- [GIVEN REQUEST]
Each line of the material must be repeated precisely, with the pictures left out.

-------------------------

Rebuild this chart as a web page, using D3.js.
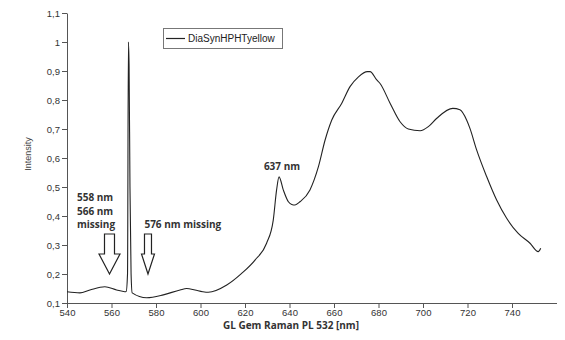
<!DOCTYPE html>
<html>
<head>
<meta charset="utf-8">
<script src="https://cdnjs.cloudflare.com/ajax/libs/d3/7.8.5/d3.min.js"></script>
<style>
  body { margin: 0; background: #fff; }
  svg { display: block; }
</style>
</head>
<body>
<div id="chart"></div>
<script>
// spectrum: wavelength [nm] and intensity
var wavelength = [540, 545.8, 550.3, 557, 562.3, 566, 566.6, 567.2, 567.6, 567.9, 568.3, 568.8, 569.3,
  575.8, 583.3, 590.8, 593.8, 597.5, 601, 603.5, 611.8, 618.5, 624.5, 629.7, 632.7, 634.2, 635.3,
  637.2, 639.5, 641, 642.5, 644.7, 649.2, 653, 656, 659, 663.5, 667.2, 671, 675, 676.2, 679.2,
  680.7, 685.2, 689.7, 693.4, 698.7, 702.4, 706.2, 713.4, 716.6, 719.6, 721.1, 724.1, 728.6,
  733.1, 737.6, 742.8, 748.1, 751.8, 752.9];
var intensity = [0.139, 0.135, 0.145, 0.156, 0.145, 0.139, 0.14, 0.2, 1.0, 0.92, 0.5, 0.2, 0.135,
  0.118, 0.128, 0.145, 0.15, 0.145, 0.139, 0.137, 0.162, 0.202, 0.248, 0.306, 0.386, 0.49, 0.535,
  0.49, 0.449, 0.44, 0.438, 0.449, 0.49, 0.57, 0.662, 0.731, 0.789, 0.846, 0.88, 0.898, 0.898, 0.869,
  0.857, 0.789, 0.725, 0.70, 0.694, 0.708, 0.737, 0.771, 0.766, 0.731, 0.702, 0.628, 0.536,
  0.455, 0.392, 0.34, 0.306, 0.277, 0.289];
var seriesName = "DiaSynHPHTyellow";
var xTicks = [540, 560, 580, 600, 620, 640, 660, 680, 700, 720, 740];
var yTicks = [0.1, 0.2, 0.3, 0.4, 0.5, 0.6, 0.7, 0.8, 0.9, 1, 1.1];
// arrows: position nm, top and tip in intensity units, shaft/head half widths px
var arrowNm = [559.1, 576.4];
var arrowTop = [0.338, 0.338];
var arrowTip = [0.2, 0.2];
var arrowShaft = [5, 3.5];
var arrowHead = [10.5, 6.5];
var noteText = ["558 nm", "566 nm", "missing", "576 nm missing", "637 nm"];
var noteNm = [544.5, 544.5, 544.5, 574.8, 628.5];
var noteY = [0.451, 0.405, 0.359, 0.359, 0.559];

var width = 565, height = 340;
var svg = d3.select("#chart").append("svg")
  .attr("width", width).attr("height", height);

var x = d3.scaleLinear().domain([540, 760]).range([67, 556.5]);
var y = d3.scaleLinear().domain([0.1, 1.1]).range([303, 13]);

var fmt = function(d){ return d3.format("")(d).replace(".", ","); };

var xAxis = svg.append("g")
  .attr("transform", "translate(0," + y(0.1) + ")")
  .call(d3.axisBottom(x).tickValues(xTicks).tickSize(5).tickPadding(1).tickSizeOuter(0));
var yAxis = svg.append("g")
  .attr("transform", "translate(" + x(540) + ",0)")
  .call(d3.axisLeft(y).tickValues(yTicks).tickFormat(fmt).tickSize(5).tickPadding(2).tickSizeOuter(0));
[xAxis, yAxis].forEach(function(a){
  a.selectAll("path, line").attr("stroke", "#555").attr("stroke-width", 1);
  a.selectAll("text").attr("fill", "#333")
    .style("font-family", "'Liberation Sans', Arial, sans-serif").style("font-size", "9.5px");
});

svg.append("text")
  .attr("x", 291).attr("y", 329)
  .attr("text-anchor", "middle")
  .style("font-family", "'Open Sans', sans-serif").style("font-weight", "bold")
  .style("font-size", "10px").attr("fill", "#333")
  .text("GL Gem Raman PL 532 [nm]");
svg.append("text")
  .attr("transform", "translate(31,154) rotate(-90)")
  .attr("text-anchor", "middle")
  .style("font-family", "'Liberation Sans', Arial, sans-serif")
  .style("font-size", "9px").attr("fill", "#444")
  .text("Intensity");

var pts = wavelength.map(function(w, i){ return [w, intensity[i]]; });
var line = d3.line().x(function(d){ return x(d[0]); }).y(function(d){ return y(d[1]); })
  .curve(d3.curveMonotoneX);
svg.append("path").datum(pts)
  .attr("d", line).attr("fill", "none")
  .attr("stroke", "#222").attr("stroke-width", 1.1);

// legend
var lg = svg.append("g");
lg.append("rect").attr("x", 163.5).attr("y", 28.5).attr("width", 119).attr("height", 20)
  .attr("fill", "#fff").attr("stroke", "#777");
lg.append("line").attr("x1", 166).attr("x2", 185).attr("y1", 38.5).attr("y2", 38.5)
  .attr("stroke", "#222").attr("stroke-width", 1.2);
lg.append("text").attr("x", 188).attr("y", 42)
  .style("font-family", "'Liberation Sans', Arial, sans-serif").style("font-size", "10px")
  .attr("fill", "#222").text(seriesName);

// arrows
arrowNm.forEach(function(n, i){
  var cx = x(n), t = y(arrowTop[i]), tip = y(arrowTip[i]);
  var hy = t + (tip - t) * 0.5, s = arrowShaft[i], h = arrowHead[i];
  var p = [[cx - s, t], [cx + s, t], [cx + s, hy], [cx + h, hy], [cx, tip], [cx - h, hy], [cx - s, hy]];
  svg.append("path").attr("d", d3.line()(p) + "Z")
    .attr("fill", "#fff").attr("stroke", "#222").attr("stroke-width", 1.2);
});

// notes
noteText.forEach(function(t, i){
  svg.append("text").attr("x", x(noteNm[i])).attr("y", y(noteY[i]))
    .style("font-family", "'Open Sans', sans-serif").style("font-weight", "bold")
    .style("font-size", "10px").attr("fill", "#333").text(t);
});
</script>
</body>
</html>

-------------------------

- [COMPLETE OUTPUT]
Rebuild this chart as a web page, using D3.js.
<!DOCTYPE html>
<html>
<head>
<meta charset="utf-8">
<script src="https://cdnjs.cloudflare.com/ajax/libs/d3/7.8.5/d3.min.js"></script>
<style>
  body { margin: 0; background: #fff; }
  svg { display: block; }
</style>
</head>
<body>
<div id="chart"></div>
<script>
// spectrum: wavelength [nm] and intensity
var wavelength = [540, 545.8, 550.3, 557, 562.3, 566, 566.6, 567.2, 567.6, 567.9, 568.3, 568.8, 569.3,
  575.8, 583.3, 590.8, 593.8, 597.5, 601, 603.5, 611.8, 618.5, 624.5, 629.7, 632.7, 634.2, 635.3,
  637.2, 639.5, 641, 642.5, 644.7, 649.2, 653, 656, 659, 663.5, 667.2, 671, 675, 676.2, 679.2,
  680.7, 685.2, 689.7, 693.4, 698.7, 702.4, 706.2, 713.4, 716.6, 719.6, 721.1, 724.1, 728.6,
  733.1, 737.6, 742.8, 748.1, 751.8, 752.9];
var intensity = [0.139, 0.135, 0.145, 0.156, 0.145, 0.139, 0.14, 0.2, 1.0, 0.92, 0.5, 0.2, 0.135,
  0.118, 0.128, 0.145, 0.15, 0.145, 0.139, 0.137, 0.162, 0.202, 0.248, 0.306, 0.386, 0.49, 0.535,
  0.49, 0.449, 0.44, 0.438, 0.449, 0.49, 0.57, 0.662, 0.731, 0.789, 0.846, 0.88, 0.898, 0.898, 0.869,
  0.857, 0.789, 0.725, 0.70, 0.694, 0.708, 0.737, 0.771, 0.766, 0.731, 0.702, 0.628, 0.536,
  0.455, 0.392, 0.34, 0.306, 0.277, 0.289];
var seriesName = "DiaSynHPHTyellow";
var xTicks = [540, 560, 580, 600, 620, 640, 660, 680, 700, 720, 740];
var yTicks = [0.1, 0.2, 0.3, 0.4, 0.5, 0.6, 0.7, 0.8, 0.9, 1, 1.1];
// arrows: position nm, top and tip in intensity units, shaft/head half widths px
var arrowNm = [559.1, 576.4];
var arrowTop = [0.338, 0.338];
var arrowTip = [0.2, 0.2];
var arrowShaft = [5, 3.5];
var arrowHead = [10.5, 6.5];
var noteText = ["558 nm", "566 nm", "missing", "576 nm missing", "637 nm"];
var noteNm = [544.5, 544.5, 544.5, 574.8, 628.5];
var noteY = [0.451, 0.405, 0.359, 0.359, 0.559];

var width = 565, height = 340;
var svg = d3.select("#chart").append("svg")
  .attr("width", width).attr("height", height);

var x = d3.scaleLinear().domain([540, 760]).range([67, 556.5]);
var y = d3.scaleLinear().domain([0.1, 1.1]).range([303, 13]);

var fmt = function(d){ return d3.format("")(d).replace(".", ","); };

var xAxis = svg.append("g")
  .attr("transform", "translate(0," + y(0.1) + ")")
  .call(d3.axisBottom(x).tickValues(xTicks).tickSize(5).tickPadding(1).tickSizeOuter(0));
var yAxis = svg.append("g")
  .attr("transform", "translate(" + x(540) + ",0)")
  .call(d3.axisLeft(y).tickValues(yTicks).tickFormat(fmt).tickSize(5).tickPadding(2).tickSizeOuter(0));
[xAxis, yAxis].forEach(function(a){
  a.selectAll("path, line").attr("stroke", "#555").attr("stroke-width", 1);
  a.selectAll("text").attr("fill", "#333")
    .style("font-family", "'Liberation Sans', Arial, sans-serif").style("font-size", "9.5px");
});

svg.append("text")
  .attr("x", 291).attr("y", 329)
  .attr("text-anchor", "middle")
  .style("font-family", "'Open Sans', sans-serif").style("font-weight", "bold")
  .style("font-size", "10px").attr("fill", "#333")
  .text("GL Gem Raman PL 532 [nm]");
svg.append("text")
  .attr("transform", "translate(31,154) rotate(-90)")
  .attr("text-anchor", "middle")
  .style("font-family", "'Liberation Sans', Arial, sans-serif")
  .style("font-size", "9px").attr("fill", "#444")
  .text("Intensity");

var pts = wavelength.map(function(w, i){ return [w, intensity[i]]; });
var line = d3.line().x(function(d){ return x(d[0]); }).y(function(d){ return y(d[1]); })
  .curve(d3.curveMonotoneX);
svg.append("path").datum(pts)
  .attr("d", line).attr("fill", "none")
  .attr("stroke", "#222").attr("stroke-width", 1.1);

// legend
var lg = svg.append("g");
lg.append("rect").attr("x", 163.5).attr("y", 28.5).attr("width", 119).attr("height", 20)
  .attr("fill", "#fff").attr("stroke", "#777");
lg.append("line").attr("x1", 166).attr("x2", 185).attr("y1", 38.5).attr("y2", 38.5)
  .attr("stroke", "#222").attr("stroke-width", 1.2);
lg.append("text").attr("x", 188).attr("y", 42)
  .style("font-family", "'Liberation Sans', Arial, sans-serif").style("font-size", "10px")
  .attr("fill", "#222").text(seriesName);

// arrows
arrowNm.forEach(function(n, i){
  var cx = x(n), t = y(arrowTop[i]), tip = y(arrowTip[i]);
  var hy = t + (tip - t) * 0.5, s = arrowShaft[i], h = arrowHead[i];
  var p = [[cx - s, t], [cx + s, t], [cx + s, hy], [cx + h, hy], [cx, tip], [cx - h, hy], [cx - s, hy]];
  svg.append("path").attr("d", d3.line()(p) + "Z")
    .attr("fill", "#fff").attr("stroke", "#222").attr("stroke-width", 1.2);
});

// notes
noteText.forEach(function(t, i){
  svg.append("text").attr("x", x(noteNm[i])).attr("y", y(noteY[i]))
    .style("font-family", "'Open Sans', sans-serif").style("font-weight", "bold")
    .style("font-size", "10px").attr("fill", "#333").text(t);
});
</script>
</body>
</html>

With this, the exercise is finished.